- [Task] Extract, without alteration, each line from the start of the listing to the line bearing "Chart.register(...registerables);".

— BEGIN —

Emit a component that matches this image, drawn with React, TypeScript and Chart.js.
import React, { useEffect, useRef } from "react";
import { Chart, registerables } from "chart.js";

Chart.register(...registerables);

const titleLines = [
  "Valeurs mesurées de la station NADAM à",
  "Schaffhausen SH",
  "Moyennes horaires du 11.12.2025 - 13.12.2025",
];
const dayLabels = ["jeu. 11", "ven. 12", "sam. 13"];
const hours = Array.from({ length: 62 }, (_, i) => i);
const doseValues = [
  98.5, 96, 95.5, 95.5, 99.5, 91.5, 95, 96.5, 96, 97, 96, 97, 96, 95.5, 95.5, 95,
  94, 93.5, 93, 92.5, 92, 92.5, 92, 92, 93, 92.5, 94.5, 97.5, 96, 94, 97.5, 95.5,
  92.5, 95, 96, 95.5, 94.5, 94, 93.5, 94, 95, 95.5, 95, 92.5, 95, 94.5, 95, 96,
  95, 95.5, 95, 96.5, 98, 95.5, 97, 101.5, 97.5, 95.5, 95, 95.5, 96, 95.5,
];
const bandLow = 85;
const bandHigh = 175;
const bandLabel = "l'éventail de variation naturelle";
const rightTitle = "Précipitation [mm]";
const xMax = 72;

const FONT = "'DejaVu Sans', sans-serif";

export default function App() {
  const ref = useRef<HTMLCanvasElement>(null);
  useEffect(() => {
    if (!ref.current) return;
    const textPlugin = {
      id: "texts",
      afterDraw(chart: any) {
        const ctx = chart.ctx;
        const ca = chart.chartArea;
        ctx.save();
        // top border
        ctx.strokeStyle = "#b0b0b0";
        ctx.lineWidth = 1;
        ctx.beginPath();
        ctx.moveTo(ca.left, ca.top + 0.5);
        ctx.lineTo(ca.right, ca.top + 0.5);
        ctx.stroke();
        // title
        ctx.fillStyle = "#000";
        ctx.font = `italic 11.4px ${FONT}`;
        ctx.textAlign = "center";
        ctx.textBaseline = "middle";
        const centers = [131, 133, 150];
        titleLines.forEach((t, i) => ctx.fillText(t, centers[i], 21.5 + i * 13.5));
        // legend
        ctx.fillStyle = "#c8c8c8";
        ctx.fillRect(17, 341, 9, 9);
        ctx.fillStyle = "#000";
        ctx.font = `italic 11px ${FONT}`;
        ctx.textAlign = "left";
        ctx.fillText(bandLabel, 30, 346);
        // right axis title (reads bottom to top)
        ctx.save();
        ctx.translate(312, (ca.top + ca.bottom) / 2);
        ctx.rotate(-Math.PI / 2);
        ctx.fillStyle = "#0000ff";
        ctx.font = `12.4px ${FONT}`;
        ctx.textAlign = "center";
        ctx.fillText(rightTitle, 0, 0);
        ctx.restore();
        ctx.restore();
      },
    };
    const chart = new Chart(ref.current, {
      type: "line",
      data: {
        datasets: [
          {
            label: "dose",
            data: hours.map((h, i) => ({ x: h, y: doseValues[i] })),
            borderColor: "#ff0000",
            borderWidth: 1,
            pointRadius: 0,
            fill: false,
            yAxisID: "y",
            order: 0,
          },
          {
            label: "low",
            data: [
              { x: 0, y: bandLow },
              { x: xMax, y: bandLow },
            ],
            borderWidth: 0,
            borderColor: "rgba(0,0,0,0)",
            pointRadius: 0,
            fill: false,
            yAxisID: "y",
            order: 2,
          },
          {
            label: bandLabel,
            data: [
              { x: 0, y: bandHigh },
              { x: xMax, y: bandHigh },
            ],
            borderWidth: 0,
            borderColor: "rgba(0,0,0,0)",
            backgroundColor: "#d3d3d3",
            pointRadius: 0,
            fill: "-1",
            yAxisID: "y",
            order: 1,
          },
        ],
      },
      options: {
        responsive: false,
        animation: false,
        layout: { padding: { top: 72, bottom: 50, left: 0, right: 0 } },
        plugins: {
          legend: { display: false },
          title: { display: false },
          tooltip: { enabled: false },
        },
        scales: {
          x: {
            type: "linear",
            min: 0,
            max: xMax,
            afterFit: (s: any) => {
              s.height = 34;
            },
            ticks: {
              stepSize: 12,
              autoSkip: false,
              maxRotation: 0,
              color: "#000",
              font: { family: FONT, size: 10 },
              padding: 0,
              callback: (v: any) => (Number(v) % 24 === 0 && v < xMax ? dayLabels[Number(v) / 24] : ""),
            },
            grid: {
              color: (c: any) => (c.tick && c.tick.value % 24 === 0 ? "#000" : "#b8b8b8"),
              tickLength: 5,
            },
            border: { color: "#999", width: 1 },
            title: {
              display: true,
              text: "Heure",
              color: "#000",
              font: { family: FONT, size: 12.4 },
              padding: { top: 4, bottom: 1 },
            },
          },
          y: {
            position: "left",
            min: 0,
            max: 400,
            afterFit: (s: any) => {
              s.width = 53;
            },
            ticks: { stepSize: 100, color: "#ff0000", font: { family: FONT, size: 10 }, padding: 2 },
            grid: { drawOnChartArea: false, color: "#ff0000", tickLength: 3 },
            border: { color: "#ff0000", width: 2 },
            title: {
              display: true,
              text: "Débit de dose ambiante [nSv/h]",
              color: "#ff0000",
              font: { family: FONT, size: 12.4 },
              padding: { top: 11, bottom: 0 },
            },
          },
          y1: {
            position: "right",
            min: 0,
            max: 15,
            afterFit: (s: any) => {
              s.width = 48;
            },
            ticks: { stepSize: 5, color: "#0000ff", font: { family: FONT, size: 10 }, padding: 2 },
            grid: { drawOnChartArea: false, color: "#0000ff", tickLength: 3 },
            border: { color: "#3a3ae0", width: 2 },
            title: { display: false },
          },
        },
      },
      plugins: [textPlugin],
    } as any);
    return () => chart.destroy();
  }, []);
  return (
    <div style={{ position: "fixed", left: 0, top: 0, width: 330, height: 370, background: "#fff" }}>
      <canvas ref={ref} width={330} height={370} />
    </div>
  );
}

— END —

- [Solution]
Emit a component that matches this image, drawn with React, TypeScript and Chart.js.
import React, { useEffect, useRef } from "react";
import { Chart, registerables } from "chart.js";

Chart.register(...registerables);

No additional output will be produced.